# [WHAT NEEDS TO BE DONE]
All of the lines below are to be transcribed faithfully, with pictures excluded from the copy.

# [SOURCE DATA]

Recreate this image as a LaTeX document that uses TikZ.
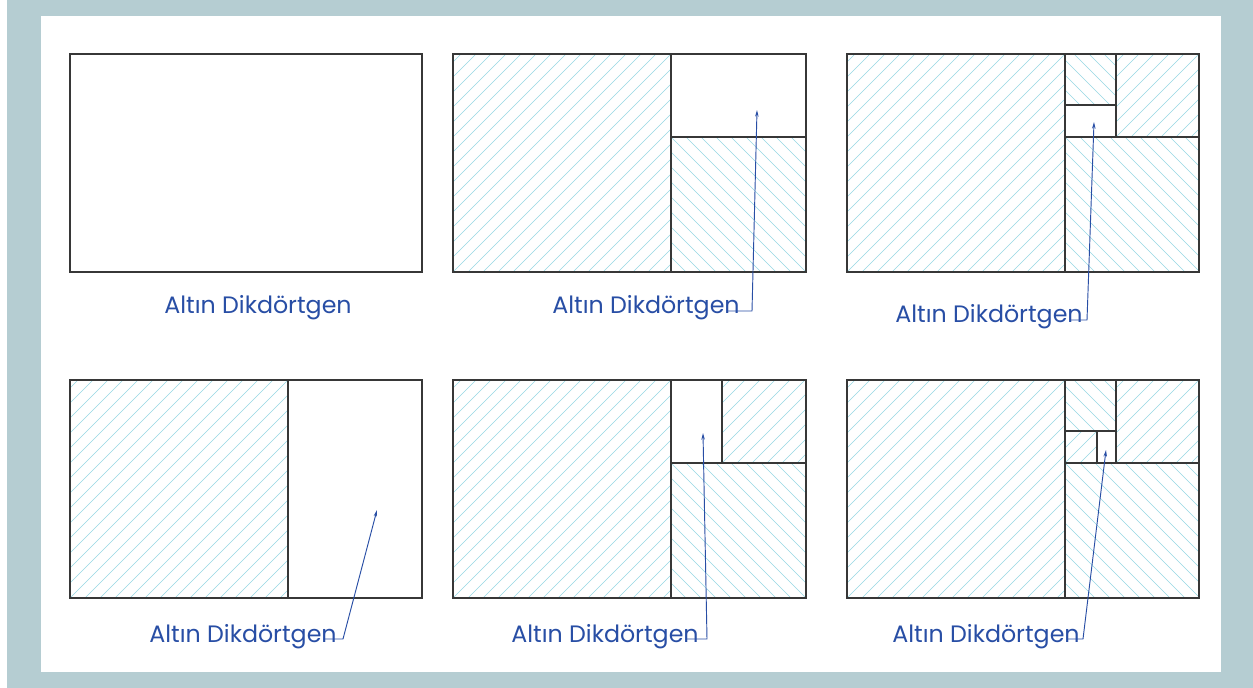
\documentclass[tikz,border=0pt]{standalone}
\usepackage{fontspec}
\setmainfont{Poppins}
\usetikzlibrary{arrows.meta}
\definecolor{frameblue}{RGB}{181,205,210}
\definecolor{hatchc}{RGB}{150,215,228}
\definecolor{edgec}{RGB}{55,55,55}
\definecolor{labc}{RGB}{40,78,165}
\tikzset{
  hat/.style={hatchc, line width=0.45pt},
  edge/.style={edgec, line width=0.95pt},
  lbl/.style={text=labc, font=\fontsize{17.8}{20}\selectfont, inner sep=0pt},
  lead/.style={labc, line width=0.7pt, -{Stealth[length=5pt,width=2.6pt]}},
}
\newcommand\hatchR[4]{%
  \begin{scope}\clip (#1,#2) rectangle (#3,#4);
  \foreach \k in {0,15,...,600} \draw[hat] ({#1-225+\k},#4) -- ++(250,-250);
  \end{scope}}
\newcommand\hatchL[4]{%
  \begin{scope}\clip (#1,#2) rectangle (#3,#4);
  \foreach \k in {0,15,...,600} \draw[hat] ({#1+\k},#4) -- ++(-250,-250);
  \end{scope}}
\begin{document}
\begin{tikzpicture}[x=0.75pt,y=-0.75pt]
\useasboundingbox (0,0) rectangle (1253,688);
\fill[frameblue] (0,0) rectangle (1253,688);
\fill[white] (0,0) rectangle (7,688);
\fill[white] (41,16) rectangle (1221,672);

% Panel 1
\draw[edge] (70,54) rectangle (422,272);
\node[lbl] (l1) at (258,308) {Altın Dikdörtgen};

% Panel 2
\hatchR{453}{54}{671}{272}
\hatchL{671}{137}{806}{272}
\draw[edge] (453,54) rectangle (806,272);
\draw[edge] (671,54) -- (671,272);
\draw[edge] (671,137) -- (806,137);
\node[lbl] (l2) at (646,308) {Altın Dikdörtgen};
\coordinate (t2) at (757,110);
\coordinate (k2) at (752,311);
\draw[lead] (l2.east |- k2) ++(-12,0) -- (k2) -- (t2);

% Panel 3
\hatchR{847}{54}{1065}{272}
\hatchL{1065}{137}{1199}{272}
\hatchR{1116}{54}{1199}{137}
\hatchL{1065}{54}{1116}{105}
\draw[edge] (847,54) rectangle (1199,272);
\draw[edge] (1065,54) -- (1065,272);
\draw[edge] (1065,137) -- (1199,137);
\draw[edge] (1116,54) -- (1116,137);
\draw[edge] (1065,105) -- (1116,105);
\node[lbl] (l3) at (989,317) {Altın Dikdörtgen};
\coordinate (t3) at (1094,122);
\coordinate (k3) at (1087,320);
\draw[lead] (l3.east |- k3) ++(-12,0) -- (k3) -- (t3);

% Panel 4
\hatchR{70}{380}{288}{598}
\draw[edge] (70,380) rectangle (422,598);
\draw[edge] (288,380) -- (288,598);
\node[lbl] (l4) at (243,637) {Altın Dikdörtgen};
\coordinate (t4) at (377,510);
\coordinate (k4) at (343,639);
\draw[lead] (l4.east |- k4) ++(-12,0) -- (k4) -- (t4);

% Panel 5
\hatchR{453}{380}{671}{598}
\hatchL{671}{463}{806}{598}
\hatchR{722}{380}{806}{463}
\draw[edge] (453,380) rectangle (806,598);
\draw[edge] (671,380) -- (671,598);
\draw[edge] (671,463) -- (806,463);
\draw[edge] (722,380) -- (722,463);
\node[lbl] (l5) at (605,637) {Altın Dikdörtgen};
\coordinate (t5) at (703,433);
\coordinate (k5) at (707,639);
\draw[lead] (l5.east |- k5) ++(-12,0) -- (k5) -- (t5);

% Panel 6
\hatchR{847}{380}{1065}{598}
\hatchL{1065}{463}{1199}{598}
\hatchR{1116}{380}{1199}{463}
\hatchL{1065}{380}{1116}{431}
\hatchR{1065}{431}{1097}{463}
\draw[edge] (847,380) rectangle (1199,598);
\draw[edge] (1065,380) -- (1065,598);
\draw[edge] (1065,463) -- (1199,463);
\draw[edge] (1116,380) -- (1116,463);
\draw[edge] (1065,431) -- (1116,431);
\draw[edge] (1097,431) -- (1097,463);
\node[lbl] (l6) at (986,637) {Altın Dikdörtgen};
\coordinate (t6) at (1106,450);
\coordinate (k6) at (1083,639);
\draw[lead] (l6.east |- k6) ++(-12,0) -- (k6) -- (t6);
\end{tikzpicture}
\end{document}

# [EXERCISE OUTPUT]
Recreate this image as a LaTeX document that uses TikZ.
\documentclass[tikz,border=0pt]{standalone}
\usepackage{fontspec}
\setmainfont{Poppins}
\usetikzlibrary{arrows.meta}
\definecolor{frameblue}{RGB}{181,205,210}
\definecolor{hatchc}{RGB}{150,215,228}
\definecolor{edgec}{RGB}{55,55,55}
\definecolor{labc}{RGB}{40,78,165}
\tikzset{
  hat/.style={hatchc, line width=0.45pt},
  edge/.style={edgec, line width=0.95pt},
  lbl/.style={text=labc, font=\fontsize{17.8}{20}\selectfont, inner sep=0pt},
  lead/.style={labc, line width=0.7pt, -{Stealth[length=5pt,width=2.6pt]}},
}
\newcommand\hatchR[4]{%
  \begin{scope}\clip (#1,#2) rectangle (#3,#4);
  \foreach \k in {0,15,...,600} \draw[hat] ({#1-225+\k},#4) -- ++(250,-250);
  \end{scope}}
\newcommand\hatchL[4]{%
  \begin{scope}\clip (#1,#2) rectangle (#3,#4);
  \foreach \k in {0,15,...,600} \draw[hat] ({#1+\k},#4) -- ++(-250,-250);
  \end{scope}}
\begin{document}
\begin{tikzpicture}[x=0.75pt,y=-0.75pt]
\useasboundingbox (0,0) rectangle (1253,688);
\fill[frameblue] (0,0) rectangle (1253,688);
\fill[white] (0,0) rectangle (7,688);
\fill[white] (41,16) rectangle (1221,672);

% Panel 1
\draw[edge] (70,54) rectangle (422,272);
\node[lbl] (l1) at (258,308) {Altın Dikdörtgen};

% Panel 2
\hatchR{453}{54}{671}{272}
\hatchL{671}{137}{806}{272}
\draw[edge] (453,54) rectangle (806,272);
\draw[edge] (671,54) -- (671,272);
\draw[edge] (671,137) -- (806,137);
\node[lbl] (l2) at (646,308) {Altın Dikdörtgen};
\coordinate (t2) at (757,110);
\coordinate (k2) at (752,311);
\draw[lead] (l2.east |- k2) ++(-12,0) -- (k2) -- (t2);

% Panel 3
\hatchR{847}{54}{1065}{272}
\hatchL{1065}{137}{1199}{272}
\hatchR{1116}{54}{1199}{137}
\hatchL{1065}{54}{1116}{105}
\draw[edge] (847,54) rectangle (1199,272);
\draw[edge] (1065,54) -- (1065,272);
\draw[edge] (1065,137) -- (1199,137);
\draw[edge] (1116,54) -- (1116,137);
\draw[edge] (1065,105) -- (1116,105);
\node[lbl] (l3) at (989,317) {Altın Dikdörtgen};
\coordinate (t3) at (1094,122);
\coordinate (k3) at (1087,320);
\draw[lead] (l3.east |- k3) ++(-12,0) -- (k3) -- (t3);

% Panel 4
\hatchR{70}{380}{288}{598}
\draw[edge] (70,380) rectangle (422,598);
\draw[edge] (288,380) -- (288,598);
\node[lbl] (l4) at (243,637) {Altın Dikdörtgen};
\coordinate (t4) at (377,510);
\coordinate (k4) at (343,639);
\draw[lead] (l4.east |- k4) ++(-12,0) -- (k4) -- (t4);

% Panel 5
\hatchR{453}{380}{671}{598}
\hatchL{671}{463}{806}{598}
\hatchR{722}{380}{806}{463}
\draw[edge] (453,380) rectangle (806,598);
\draw[edge] (671,380) -- (671,598);
\draw[edge] (671,463) -- (806,463);
\draw[edge] (722,380) -- (722,463);
\node[lbl] (l5) at (605,637) {Altın Dikdörtgen};
\coordinate (t5) at (703,433);
\coordinate (k5) at (707,639);
\draw[lead] (l5.east |- k5) ++(-12,0) -- (k5) -- (t5);

% Panel 6
\hatchR{847}{380}{1065}{598}
\hatchL{1065}{463}{1199}{598}
\hatchR{1116}{380}{1199}{463}
\hatchL{1065}{380}{1116}{431}
\hatchR{1065}{431}{1097}{463}
\draw[edge] (847,380) rectangle (1199,598);
\draw[edge] (1065,380) -- (1065,598);
\draw[edge] (1065,463) -- (1199,463);
\draw[edge] (1116,380) -- (1116,463);
\draw[edge] (1065,431) -- (1116,431);
\draw[edge] (1097,431) -- (1097,463);
\node[lbl] (l6) at (986,637) {Altın Dikdörtgen};
\coordinate (t6) at (1106,450);
\coordinate (k6) at (1083,639);
\draw[lead] (l6.east |- k6) ++(-12,0) -- (k6) -- (t6);
\end{tikzpicture}
\end{document}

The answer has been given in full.